Subsequent events have shown that US platforms are now seeking to re-prioritise their retail investor bases, in much the way that their UK counterparts have for years. When confidence in the sector was shaken, the US platforms were much worse hit because of their overreliance on flighty hedge funds, family offices and smaller asset managers. We’ve seen both Prosper and Lending Club seek to sharpen their retail investment propositions over the past six months, and that’s a trend that’s likely to continue.
The crisis of confidence in the online lending sector was brought to a head by the effective firing of former Lending Club boss Renaud Laplanche, who had been found to have fiddled with loan data. But Laplanche – who is now heading up a new lending venture by the name of Credify – was far from the only big name to be claimed by 2016. Former Prosper CEO Aaron Vermut also stepped aside, as did CAN Capital’s Daniel DeMeo.
But the sector has also seen an influx of talent, flowing almost exclusively from the world of mainstream financial services. Both Lending Club and Funding Circle hired formers bankers to be their new CFOs, as indeed did a host of their competitors across the online lending space.

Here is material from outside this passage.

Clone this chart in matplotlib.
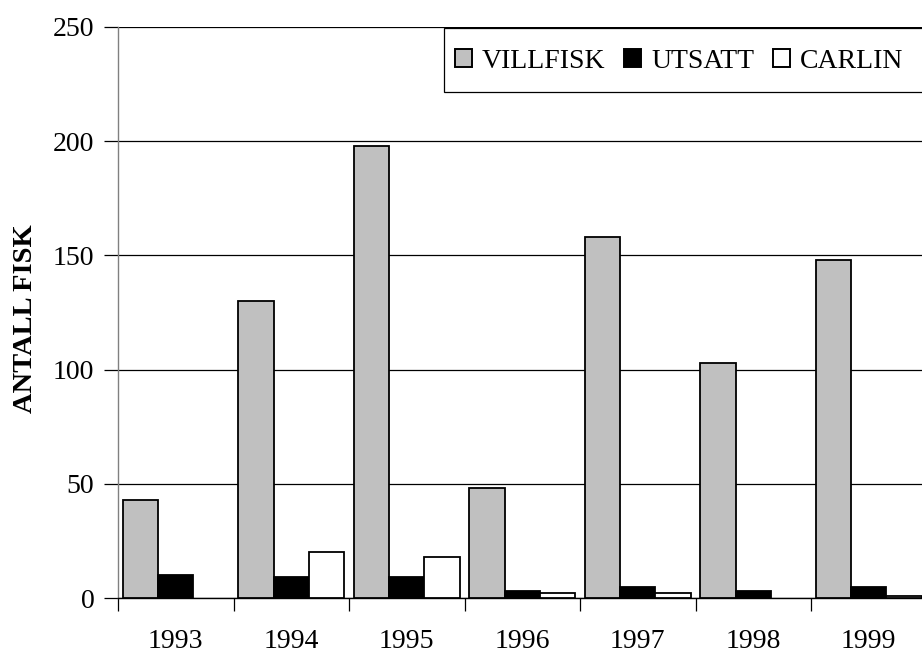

Only a few weeks ago we received the latest update on the FCA’s ongoing post-implementation review in the UK. FCA boss Andrew Bailey said it was necessary to strengthen investor protections across both the equity and debt based varieties of crowdfunding, with standards of disclosure also needing improvement. The UK regulator has consistently threatened that it might consider new rules for the space in early 2017, including “more prescriptive requirements on the content and timing of disclosures by both loan-based and investment-based” platforms.

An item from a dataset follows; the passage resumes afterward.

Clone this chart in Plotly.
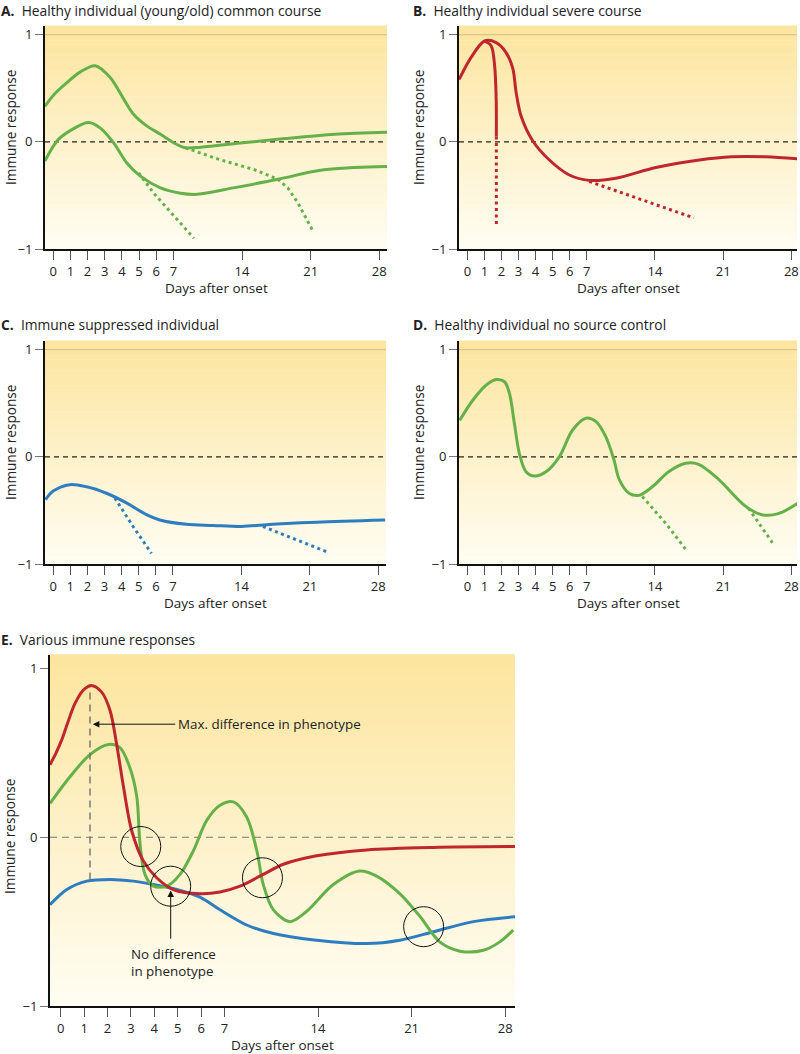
import plotly.graph_objects as go

# ---------------- data (days after onset, immune response) ----------------
A_up_days = [-0.49, 0.1, 0.78, 1.56, 2.44, 3.32, 4.1, 4.69, 5.47, 6.25, 7.05, 8.24, 9.8, 14.1, 18.4, 23.5, 28.9]
A_up_vals = [0.33, 0.45, 0.55, 0.65, 0.71, 0.60, 0.40, 0.255, 0.146, 0.07, -0.01, -0.056, -0.05, -0.01, 0.03, 0.07, 0.09]
A_up_dot_days = [8.24, 11.5, 15.26, 17.66, 18.67, 19.7, 21.25]
A_up_dot_vals = [-0.056, -0.16, -0.26, -0.35, -0.43, -0.57, -0.835]
A_lo_days = [-0.49, 0.29, 1.27, 2.05, 2.73, 3.52, 4.3, 5.08, 6.25, 7.74, 9.45, 13.13, 17.68, 21.7, 25.55, 28.9]
A_lo_vals = [-0.18, 0.02, 0.13, 0.18, 0.13, -0.01, -0.20, -0.32, -0.43, -0.48, -0.49, -0.43, -0.35, -0.27, -0.24, -0.23]
A_lo_dot_days = [4.98, 5.86, 7.05, 9.1]
A_lo_dot_vals = [-0.29, -0.48, -0.69, -0.90]

B_days = [-0.49, 0.23, 1.01, 1.69, 2.28, 2.67, 2.86, 3.15, 3.83, 4.81, 5.98, 7.26, 9.98, 14.09, 18.55, 21.88, 25.38, 28.9]
B_vals = [0.58, 0.79, 0.94, 0.925, 0.83, 0.68, 0.46, 0.24, 0.01, -0.17, -0.31, -0.36, -0.34, -0.24, -0.17, -0.14, -0.14, -0.16]
B_drop_days = [1.01, 1.40, 1.60, 1.69, 1.70]
B_drop_vals = [0.94, 0.894, 0.707, 0.40, 0.05]
B_drop_dot_days = [1.70, 1.70]
B_drop_dot_vals = [0.05, -0.78]
B_dot_days = [7.26, 18.0]
B_dot_vals = [-0.37, -0.71]

C_days = [-0.45, 0.0, 0.97, 1.95, 3.11, 4.28, 5.45, 6.23, 8.37, 11.1, 14.0, 17.15, 21.7, 28.7]
C_vals = [-0.40, -0.32, -0.26, -0.28, -0.34, -0.43, -0.54, -0.59, -0.63, -0.64, -0.65, -0.63, -0.61, -0.59]
C_dot1_days = [3.6, 4.67, 5.74]
C_dot1_vals = [-0.385, -0.65, -0.90]
C_dot2_days = [16.2, 23.0]
C_dot2_vals = [-0.65, -0.896]

D_days = [-0.45, 0.33, 1.11, 1.69, 2.18, 2.47, 2.76, 3.05, 3.44, 3.93, 4.61, 5.39, 6.17, 6.95, 7.93, 8.94, 9.8, 10.33,
          11.34, 12.36, 13.72, 15.4, 17.15, 18.48, 20.53, 23.28, 24.96, 26.67, 28.9]
D_vals = [0.34, 0.53, 0.67, 0.72, 0.70, 0.59, 0.31, 0.03, -0.14, -0.18, -0.14, 0.0, 0.25, 0.36, 0.33, 0.19, -0.03, -0.21,
          -0.34, -0.36, -0.28, -0.14, -0.06, -0.07, -0.21, -0.46, -0.54, -0.53, -0.42]
D_dot1_days = [12.7, 15.1, 17.3]
D_dot1_vals = [-0.37, -0.62, -0.88]
D_dot2_days = [23.6, 26.2]
D_dot2_vals = [-0.48, -0.82]

E_red_days = [-0.46, -0.2, 0.05, 0.3, 0.6, 0.95, 1.3, 1.75, 2.11, 2.39, 2.68, 3.03, 3.53, 4.1, 4.81, 5.95, 6.81, 8.16,
              9.9, 11.41, 13.9, 17.64, 22.63, 28.9]
E_red_vals = [0.43, 0.50, 0.58, 0.68, 0.79, 0.87, 0.90, 0.86, 0.75, 0.55, 0.30, 0.04, -0.14, -0.24, -0.31, -0.335,
              -0.325, -0.29, -0.22, -0.16, -0.11, -0.075, -0.06, -0.055]
E_green_days = [-0.46, 0.26, 1.25, 2.04, 2.54, 2.96, 3.25, 3.39, 3.6, 3.96, 4.53, 5.1, 5.67, 6.24, 6.81, 7.67, 8.66,
                9.42, 9.9, 10.66, 11.9, 13.13, 15.14, 17.13, 18.38, 20.13, 21.63, 23.1, 24.62, 26.36, 27.6, 28.6]
E_green_vals = [0.20, 0.335, 0.49, 0.55, 0.53, 0.41, 0.24, -0.04, -0.22, -0.29, -0.29, -0.22, -0.08, 0.10, 0.19, 0.21,
                0.12, -0.08, -0.28, -0.43, -0.50, -0.44, -0.28, -0.20, -0.23, -0.335, -0.47, -0.62, -0.675, -0.67,
                -0.62, -0.55]
E_blue_days = [-0.46, 0.26, 1.11, 2.11, 3.1, 3.96, 4.96, 5.95, 6.81, 8.66, 10.66, 13.9, 17.64, 20.13, 22.63, 25.62, 28.9]
E_blue_vals = [-0.40, -0.31, -0.26, -0.25, -0.26, -0.28, -0.31, -0.355, -0.43, -0.52, -0.57, -0.61, -0.63, -0.61,
               -0.56, -0.50, -0.47]
E_circle_days = [3.42, 4.7, 9.84, 21.9]
E_circle_vals = [-0.055, -0.29, -0.24, -0.53]
E_maxdiff_day = 1.25
E_maxdiff_range = [-0.25, 0.89]

tick_days = [0, 1, 2, 3, 4, 5, 6, 7, 14, 21, 28]
tick_text = [str(d) for d in tick_days]
ytick_vals = [-1, 0, 1]
ytick_text = ["\u22121", "0", "1"]

panel_titles = ["A.", "B.", "C.", "D.", "E."]
panel_subtitles = ["Healthy individual (young/old) common course", "Healthy individual severe course",
                   "Immune suppressed individual", "Healthy individual no source control",
                   "Various immune responses"]

# ---------------- helpers ----------------
def scale(days):
    """Axis is linear for days 0-7, then compressed (7 days -> 4 units)."""
    return [d if d <= 7 else 7 + (d - 7) * 4 / 7 for d in days]

GREEN = "#66B04A"
RED = "#C0262D"
BLUE = "#2D7DC0"
FONT = "Open Sans"
TXT = "#222"
W, H = 800, 1054

fig = go.Figure()

def line(days, vals, color, n, dotted=False):
    fig.add_trace(go.Scatter(
        x=scale(days), y=vals, mode="lines",
        line=dict(color=color, width=3, shape="linear" if dotted else "spline",
                  smoothing=0.9, dash="3px,3.5px" if dotted else "solid"),
        xaxis="x" + ("" if n == 1 else str(n)), yaxis="y" + ("" if n == 1 else str(n)),
        hoverinfo="skip", showlegend=False))

line(A_up_days, A_up_vals, GREEN, 1)
line(A_up_dot_days, A_up_dot_vals, GREEN, 1, True)
line(A_lo_days, A_lo_vals, GREEN, 1)
line(A_lo_dot_days, A_lo_dot_vals, GREEN, 1, True)

line(B_days, B_vals, RED, 2)
line(B_drop_days, B_drop_vals, RED, 2)
line(B_drop_dot_days, B_drop_dot_vals, RED, 2, True)
line(B_dot_days, B_dot_vals, RED, 2, True)

line(C_days, C_vals, BLUE, 3)
line(C_dot1_days, C_dot1_vals, BLUE, 3, True)
line(C_dot2_days, C_dot2_vals, BLUE, 3, True)

line(D_days, D_vals, GREEN, 4)
line(D_dot1_days, D_dot1_vals, GREEN, 4, True)
line(D_dot2_days, D_dot2_vals, GREEN, 4, True)

line(E_blue_days, E_blue_vals, BLUE, 5)
line(E_green_days, E_green_vals, GREEN, 5)
line(E_red_days, E_red_vals, RED, 5)

# ---------------- layout ----------------
boxes = {1: (45, 387, 26, 249), 2: (459, 797, 26, 249), 3: (45, 386, 341, 564),
         4: (459, 797, 341, 564), 5: (50, 515, 655, 1006)}
xranges = {1: [-0.48, 19.45], 2: [-0.49, 19.33], 3: [-0.48, 19.45], 4: [-0.49, 19.33], 5: [-0.46, 19.42]}
YR = [-1, 1.08]

layout = dict(width=W, height=H, margin=dict(l=0, r=0, t=0, b=0, pad=0), autosize=False,
              paper_bgcolor="white", plot_bgcolor="rgba(0,0,0,0)",
              font=dict(family=FONT, color=TXT), showlegend=False)
shapes = []
annotations = []

top_rgb = (252, 229, 158)
bot_rgb = (255, 253, 242)
NB = 60

for n, (l, r, t, b) in boxes.items():
    sfx = "" if n == 1 else str(n)
    layout["xaxis" + sfx] = dict(
        domain=[l / W, r / W], range=xranges[n], anchor="y" + sfx, automargin=False,
        tickmode="array", tickvals=scale(tick_days), ticktext=tick_text,
        ticks="outside", ticklen=9, tickwidth=1, tickcolor="#555",
        showline=True, linecolor="#111", linewidth=2, showgrid=False, zeroline=False,
        ticklabeloverflow="allow",
        tickfont=dict(size=13, color=TXT), fixedrange=True)
    layout["yaxis" + sfx] = dict(
        domain=[1 - b / H, 1 - t / H], range=YR, anchor="x" + sfx, automargin=False,
        tickmode="array", tickvals=ytick_vals, ticktext=ytick_text,
        ticks="outside", ticklen=8, tickwidth=1, tickcolor="#777",
        showline=True, linecolor="#111", linewidth=2, showgrid=False, zeroline=False,
        tickfont=dict(size=13, color=TXT), fixedrange=True)
    for i in range(NB):
        f = i / (NB - 1)
        c = tuple(round(top_rgb[k] + (bot_rgb[k] - top_rgb[k]) * f) for k in range(3))
        shapes.append(dict(type="rect", xref="x%s domain" % sfx, yref="y%s domain" % sfx,
                           x0=0, x1=1, y0=1 - (i + 1) / NB, y1=1 - i / NB + 0.002,
                           fillcolor="rgb(%d,%d,%d)" % c, line=dict(width=0), layer="below"))
    if n != 5:
        shapes.append(dict(type="line", xref="x%s domain" % sfx, yref="y" + sfx, x0=0, x1=1, y0=1, y1=1,
                           line=dict(color="#D9C48C", width=1.3), layer="below"))
    shapes.append(dict(type="line", xref="x%s domain" % sfx, yref="y" + sfx, x0=0, x1=1, y0=0, y1=0,
                       line=dict(color="#222" if n != 5 else "#777", width=1.2,
                                 dash="5px,4px" if n != 5 else "7px,5px"), layer="below"))

# panel titles (top edge of text box in pixels)
title_pos = {1: (0, 0), 2: (412, 0), 3: (0, 314), 4: (412, 314), 5: (0, 629)}
for n, (x, y) in title_pos.items():
    annotations.append(dict(xref="paper", yref="paper", x=x / W, y=1 - y / H, xanchor="left", yanchor="top",
                            showarrow=False, font=dict(size=13.8, color=TXT), borderpad=0,
                            text="<b>%s</b>  %s" % (panel_titles[n - 1], panel_subtitles[n - 1])))

for n, (l, r, t, b) in boxes.items():
    xt_y = b + 39
    annotations.append(dict(xref="paper", yref="paper", x=((l + r) / 2) / W,
                            y=1 - xt_y / H, xanchor="center", yanchor="middle", showarrow=False,
                            text="Days after onset", font=dict(size=13.5, color=TXT)))
    yx = {1: 10, 2: 418, 3: 10, 4: 418, 5: 9}[n]
    yy = {1: 128, 2: 128, 3: 443, 4: 443, 5: 837}[n]
    annotations.append(dict(xref="paper", yref="paper", x=yx / W, y=1 - yy / H, xanchor="center",
                            yanchor="middle", showarrow=False, textangle=-90,
                            text="Immune response", font=dict(size=13.6, color=TXT)))

mx = scale([E_maxdiff_day])[0]
shapes.append(dict(type="line", xref="x5", yref="y5", x0=mx, x1=mx,
                   y0=E_maxdiff_range[0], y1=E_maxdiff_range[1],
                   line=dict(color="#666", width=1.3, dash="7px,5px")))
for d, v in zip(E_circle_days, E_circle_vals):
    shapes.append(dict(type="circle", xref="x5", yref="y5", xsizemode="pixel", ysizemode="pixel",
                       xanchor=scale([d])[0], yanchor=v, x0=-20, x1=20, y0=-20, y1=20,
                       line=dict(color="#111", width=1)))

annotations.append(dict(xref="x5", yref="y5", x=scale([1.37])[0], y=0.67, axref="x5", ayref="y5",
                        ax=scale([4.96])[0], ay=0.67, showarrow=True, arrowhead=2, arrowsize=1.3,
                        arrowwidth=1, arrowcolor="#111", text=""))
annotations.append(dict(xref="x5", yref="y5", x=scale([4.92])[0], y=0.67, xanchor="left", yanchor="middle",
                        showarrow=False, text="Max. difference in phenotype", font=dict(size=13.4, color=TXT)))
annotations.append(dict(xref="x5", yref="y5", x=scale([4.7])[0], y=-0.316, axref="x5", ayref="y5",
                        ax=scale([4.7])[0], ay=-0.61, showarrow=True, arrowhead=2, arrowsize=1.3,
                        arrowwidth=1, arrowcolor="#111", text=""))
annotations.append(dict(xref="x5", yref="y5", x=scale([2.9])[0], y=-0.74, xanchor="left", yanchor="middle",
                        showarrow=False, align="left", text="No difference<br>in phenotype",
                        font=dict(size=13.4, color=TXT)))

layout["shapes"] = shapes
layout["annotations"] = annotations
fig.update_layout(**layout)

fig.write_html("out.html", config={"displayModeBar": False},
               post_script="document.body.style.margin='0';document.body.style.overflow='hidden';")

In the US, top regulator Thomas Curry said at the start of December that he will consider granting licences to fintech firms, allowing them to operate independently of the banks. But the move brings with it as many questions as it does answers, such as: will successful applicants will be able to pick a base state and use the usury limits of that state, as the banks do? And can firms continue to use a partner bank for origination purposes should they choose to?
Adjusting for change
Beyond industry-centric matters, 2016 was almost certainly the most turbulent in the brief history of the alternative finance space from a macro-economic standpoint. From Brexit, to Trump, shifts in the base rate, changes to the tax regime (stamp duty changes were especially important in the UK), the platforms have been well and truly on the back foot. And many have been forced to make changes. Zopa, for example, has twice adjusted its targeted interest rates for investors. The future of Funding Circle's relationship with the European Investment Bank has been cast into doubt, and the firm has been calling on the British Business Bank to step up. The platform has also been forced to run post-Brexit stress tests as a show of resilience for its institutional investors during the past few months.
But despite these sweeping changes, the overriding sentiment among alternative finance providers – of all kinds – has been one of optimism. Many different platforms see this – a period of bank retrenchment in many areas – as a time of opportunity, rather than hardship. Time will tell whether their positivity is well-founded.
Perhaps the boldest change to have been announced by any platform came from Zopa, which declared in November that it would be pursuing a banking licence. This – from the world’s original peer-to-peer lending platform – is a step-change, and it raises questions about the ongoing feasibility of the pure marketplace lending model (and those questions have already been asked by some within the mainstream media).
Is Zopa’s decision an implicit admission of the shortcomings of the pure marketplace approach? Or is it simply a well-timed landgrab by a firm that has seen a large number of digital-only upstarts authorised within the UK over the past few years? And finally, will Zopa be alone on the road towards becoming a bank, or will others within the online lending space seek to follow suit? 2017 will be the time for answers.